## Challenge
Return the material exactly, first line through the line containing "yscale = alt.Scale(domain=[800, 1100], nice=False, zero=False)", and nothing more. Pictures stay out.

## Collected material
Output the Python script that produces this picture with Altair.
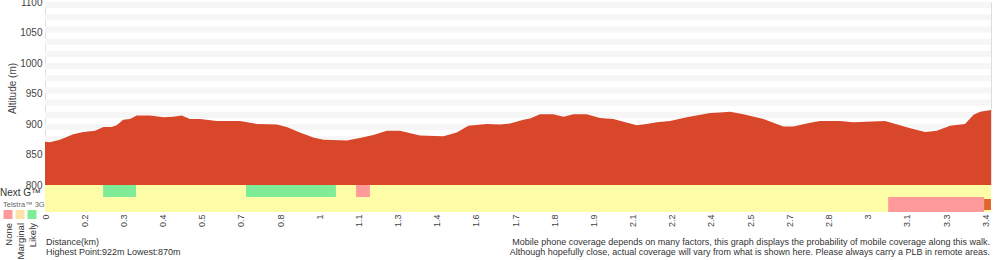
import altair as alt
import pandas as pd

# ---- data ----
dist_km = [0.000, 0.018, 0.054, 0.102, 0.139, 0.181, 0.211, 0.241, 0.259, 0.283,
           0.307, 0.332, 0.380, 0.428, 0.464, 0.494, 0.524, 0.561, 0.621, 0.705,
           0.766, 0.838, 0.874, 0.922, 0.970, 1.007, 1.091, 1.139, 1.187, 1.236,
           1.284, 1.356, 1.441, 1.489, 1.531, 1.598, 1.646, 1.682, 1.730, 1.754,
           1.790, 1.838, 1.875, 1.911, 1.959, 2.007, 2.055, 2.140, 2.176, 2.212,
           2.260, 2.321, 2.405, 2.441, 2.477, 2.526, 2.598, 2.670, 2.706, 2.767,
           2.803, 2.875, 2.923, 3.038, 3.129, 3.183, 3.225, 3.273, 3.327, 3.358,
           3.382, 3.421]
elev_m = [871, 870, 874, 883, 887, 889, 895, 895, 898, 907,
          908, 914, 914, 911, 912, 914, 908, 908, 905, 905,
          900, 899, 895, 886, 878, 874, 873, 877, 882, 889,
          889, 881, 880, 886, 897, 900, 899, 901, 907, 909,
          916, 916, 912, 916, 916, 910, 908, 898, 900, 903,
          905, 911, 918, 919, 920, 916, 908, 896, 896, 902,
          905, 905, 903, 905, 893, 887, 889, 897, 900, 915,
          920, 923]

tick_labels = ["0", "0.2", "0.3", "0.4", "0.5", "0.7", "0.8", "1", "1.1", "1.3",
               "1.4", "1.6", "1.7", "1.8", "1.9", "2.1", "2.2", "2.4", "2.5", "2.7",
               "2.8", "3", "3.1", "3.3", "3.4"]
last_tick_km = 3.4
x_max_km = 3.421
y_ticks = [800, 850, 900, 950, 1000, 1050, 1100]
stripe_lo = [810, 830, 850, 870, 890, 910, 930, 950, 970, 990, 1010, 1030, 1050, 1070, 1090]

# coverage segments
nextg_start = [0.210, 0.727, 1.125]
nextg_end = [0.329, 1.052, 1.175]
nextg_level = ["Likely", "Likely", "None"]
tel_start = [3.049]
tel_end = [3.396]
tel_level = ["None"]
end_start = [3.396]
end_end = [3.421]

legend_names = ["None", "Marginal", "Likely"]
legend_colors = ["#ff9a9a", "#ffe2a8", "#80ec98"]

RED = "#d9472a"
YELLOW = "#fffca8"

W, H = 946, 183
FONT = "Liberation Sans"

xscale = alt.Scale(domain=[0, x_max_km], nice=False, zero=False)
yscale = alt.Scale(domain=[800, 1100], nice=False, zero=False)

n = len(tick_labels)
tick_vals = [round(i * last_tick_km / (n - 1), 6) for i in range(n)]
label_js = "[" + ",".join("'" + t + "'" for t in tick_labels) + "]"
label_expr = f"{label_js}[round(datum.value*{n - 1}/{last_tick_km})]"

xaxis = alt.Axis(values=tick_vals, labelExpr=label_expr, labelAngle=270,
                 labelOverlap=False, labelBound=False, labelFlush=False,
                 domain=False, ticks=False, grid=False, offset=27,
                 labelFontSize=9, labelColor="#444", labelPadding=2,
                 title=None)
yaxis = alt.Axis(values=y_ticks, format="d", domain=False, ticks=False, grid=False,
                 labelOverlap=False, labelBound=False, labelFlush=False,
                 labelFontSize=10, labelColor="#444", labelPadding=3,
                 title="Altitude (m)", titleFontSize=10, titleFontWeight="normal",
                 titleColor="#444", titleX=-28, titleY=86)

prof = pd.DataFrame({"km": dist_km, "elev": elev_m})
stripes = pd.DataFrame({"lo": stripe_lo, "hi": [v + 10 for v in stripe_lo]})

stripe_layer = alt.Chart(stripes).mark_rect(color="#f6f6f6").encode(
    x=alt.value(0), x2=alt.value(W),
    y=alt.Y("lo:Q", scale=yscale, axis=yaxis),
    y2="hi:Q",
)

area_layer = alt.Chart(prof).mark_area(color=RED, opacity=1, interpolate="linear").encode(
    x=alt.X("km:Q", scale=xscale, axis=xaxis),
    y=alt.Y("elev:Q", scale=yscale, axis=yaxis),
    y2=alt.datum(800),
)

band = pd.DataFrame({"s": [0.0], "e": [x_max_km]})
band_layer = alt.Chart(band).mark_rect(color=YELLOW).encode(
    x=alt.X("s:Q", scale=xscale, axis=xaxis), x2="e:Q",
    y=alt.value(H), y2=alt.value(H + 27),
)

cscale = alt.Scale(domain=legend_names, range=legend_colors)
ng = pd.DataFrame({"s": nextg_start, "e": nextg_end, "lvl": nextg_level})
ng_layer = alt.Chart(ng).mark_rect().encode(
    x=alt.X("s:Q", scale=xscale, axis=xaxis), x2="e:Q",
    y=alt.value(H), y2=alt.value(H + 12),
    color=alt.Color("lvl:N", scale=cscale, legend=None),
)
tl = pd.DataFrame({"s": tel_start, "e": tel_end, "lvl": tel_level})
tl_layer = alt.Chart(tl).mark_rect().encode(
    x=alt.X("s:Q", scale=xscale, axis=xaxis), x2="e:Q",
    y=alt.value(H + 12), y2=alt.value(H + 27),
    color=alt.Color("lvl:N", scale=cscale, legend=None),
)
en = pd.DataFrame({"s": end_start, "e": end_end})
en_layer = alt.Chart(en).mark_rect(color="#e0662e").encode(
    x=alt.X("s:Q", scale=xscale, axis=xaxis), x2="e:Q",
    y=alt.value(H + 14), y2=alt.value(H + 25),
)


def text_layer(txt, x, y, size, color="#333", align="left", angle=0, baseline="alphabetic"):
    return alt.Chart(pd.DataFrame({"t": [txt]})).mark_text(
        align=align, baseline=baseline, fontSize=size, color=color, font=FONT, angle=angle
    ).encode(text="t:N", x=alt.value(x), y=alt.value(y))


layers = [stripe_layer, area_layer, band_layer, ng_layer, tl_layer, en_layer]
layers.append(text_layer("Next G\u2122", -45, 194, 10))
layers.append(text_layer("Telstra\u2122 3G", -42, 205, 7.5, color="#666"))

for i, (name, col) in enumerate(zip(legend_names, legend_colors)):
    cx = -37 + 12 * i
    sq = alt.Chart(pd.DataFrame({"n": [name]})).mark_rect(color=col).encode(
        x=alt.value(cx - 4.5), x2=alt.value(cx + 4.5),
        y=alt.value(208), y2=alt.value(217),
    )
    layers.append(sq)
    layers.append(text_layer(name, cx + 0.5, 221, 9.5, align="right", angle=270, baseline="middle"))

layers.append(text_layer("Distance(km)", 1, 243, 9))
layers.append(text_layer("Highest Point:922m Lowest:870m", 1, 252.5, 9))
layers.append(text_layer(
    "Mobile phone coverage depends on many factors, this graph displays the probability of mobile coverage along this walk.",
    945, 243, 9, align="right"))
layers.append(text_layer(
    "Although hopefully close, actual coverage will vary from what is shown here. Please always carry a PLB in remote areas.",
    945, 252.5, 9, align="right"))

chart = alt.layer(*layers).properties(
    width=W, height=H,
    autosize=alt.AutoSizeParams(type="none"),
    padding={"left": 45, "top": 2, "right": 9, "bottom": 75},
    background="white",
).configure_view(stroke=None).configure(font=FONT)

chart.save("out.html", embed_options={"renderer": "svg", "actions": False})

## Exercise result
Output the Python script that produces this picture with Altair.
import altair as alt
import pandas as pd

# ---- data ----
dist_km = [0.000, 0.018, 0.054, 0.102, 0.139, 0.181, 0.211, 0.241, 0.259, 0.283,
           0.307, 0.332, 0.380, 0.428, 0.464, 0.494, 0.524, 0.561, 0.621, 0.705,
           0.766, 0.838, 0.874, 0.922, 0.970, 1.007, 1.091, 1.139, 1.187, 1.236,
           1.284, 1.356, 1.441, 1.489, 1.531, 1.598, 1.646, 1.682, 1.730, 1.754,
           1.790, 1.838, 1.875, 1.911, 1.959, 2.007, 2.055, 2.140, 2.176, 2.212,
           2.260, 2.321, 2.405, 2.441, 2.477, 2.526, 2.598, 2.670, 2.706, 2.767,
           2.803, 2.875, 2.923, 3.038, 3.129, 3.183, 3.225, 3.273, 3.327, 3.358,
           3.382, 3.421]
elev_m = [871, 870, 874, 883, 887, 889, 895, 895, 898, 907,
          908, 914, 914, 911, 912, 914, 908, 908, 905, 905,
          900, 899, 895, 886, 878, 874, 873, 877, 882, 889,
          889, 881, 880, 886, 897, 900, 899, 901, 907, 909,
          916, 916, 912, 916, 916, 910, 908, 898, 900, 903,
          905, 911, 918, 919, 920, 916, 908, 896, 896, 902,
          905, 905, 903, 905, 893, 887, 889, 897, 900, 915,
          920, 923]

tick_labels = ["0", "0.2", "0.3", "0.4", "0.5", "0.7", "0.8", "1", "1.1", "1.3",
               "1.4", "1.6", "1.7", "1.8", "1.9", "2.1", "2.2", "2.4", "2.5", "2.7",
               "2.8", "3", "3.1", "3.3", "3.4"]
last_tick_km = 3.4
x_max_km = 3.421
y_ticks = [800, 850, 900, 950, 1000, 1050, 1100]
stripe_lo = [810, 830, 850, 870, 890, 910, 930, 950, 970, 990, 1010, 1030, 1050, 1070, 1090]

# coverage segments
nextg_start = [0.210, 0.727, 1.125]
nextg_end = [0.329, 1.052, 1.175]
nextg_level = ["Likely", "Likely", "None"]
tel_start = [3.049]
tel_end = [3.396]
tel_level = ["None"]
end_start = [3.396]
end_end = [3.421]

legend_names = ["None", "Marginal", "Likely"]
legend_colors = ["#ff9a9a", "#ffe2a8", "#80ec98"]

RED = "#d9472a"
YELLOW = "#fffca8"

W, H = 946, 183
FONT = "Liberation Sans"

xscale = alt.Scale(domain=[0, x_max_km], nice=False, zero=False)
yscale = alt.Scale(domain=[800, 1100], nice=False, zero=False)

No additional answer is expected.